If it detects no water, it doesn't just shut down.
It initiates an intelligent self-priming and recovery algorithm.
It will attempt to find water, then rest for increasing periods (from 5 minutes to 6 hours) before trying again.
This smart process conserves energy while protecting the pump motor from burnout.
These layers of physical and electronic protection ensure the pump is not only powerful but also incredibly resilient and safe to operate.
Conclusion
A modern booster pump is an essential, intelligent tool.
It guarantees optimal water pressure, enhances system performance, and offers significant energy savings and reliability for any professional water system.
FAQs
How do I know if I need a booster pump?
If you have low water pressure causing weak showers, poor sprinkler coverage, or appliances to malfunction, you likely need a booster pump to increase system pressure.
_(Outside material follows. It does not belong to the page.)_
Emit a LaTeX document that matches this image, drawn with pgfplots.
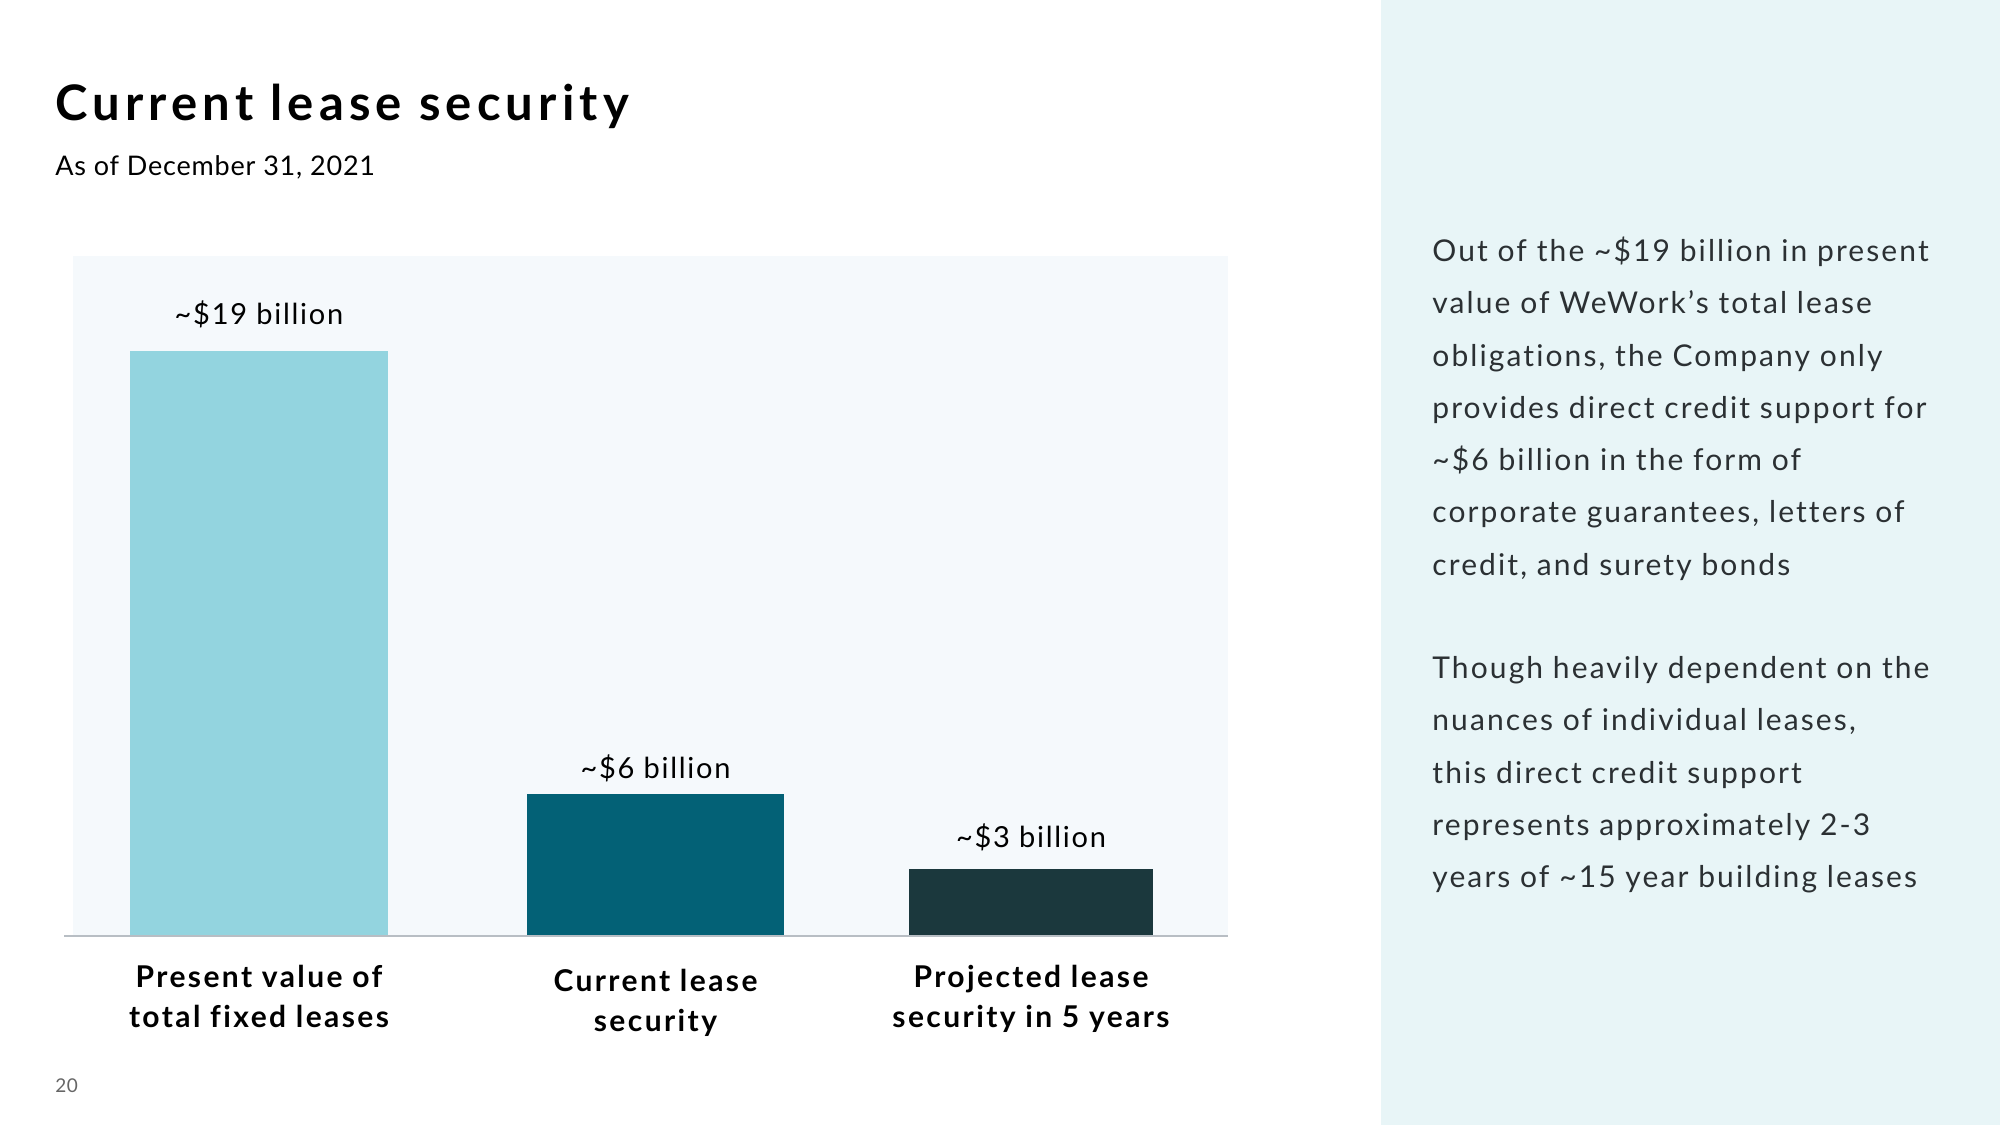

Where should a booster pump be installed?
A booster pump should be installed on the main water line after the water meter or storage tank, and before the line branches off to different outlets.
Can a booster pump pull water from a tank?
No, a booster pump is designed to increase pressure in a line that is already filled with water. A surface or submersible pump is needed to pull water from a tank.
What PSI should my booster pump be?
Most residential systems operate well between 50 and 70 PSI. The ideal pressure depends on your specific needs, system size, and the requirements of your fixtures or sprinklers.
How much pressure will a booster pump add?
This varies by model. Many common pumps can add between 20 to 60 PSI to your existing system pressure, depending on the pump's power and design.
Do booster pumps use a lot of electricity?
Modern variable speed drive (VFD) booster pumps are very energy-efficient. They adjust motor speed to demand, often reducing electricity consumption by 50% or more compared to older, single-speed pumps.
Can a booster pump be used for hot water?
Yes, many modern booster pumps are designed to handle hot water, often up to 75°C (167°F). This makes them suitable for hot water circulation systems.
What is the difference between a booster pump and a circulator pump?
A booster pump is designed to significantly increase water pressure. A circulator pump is designed to move water in a closed loop, like in a heating system, without a major pressure increase.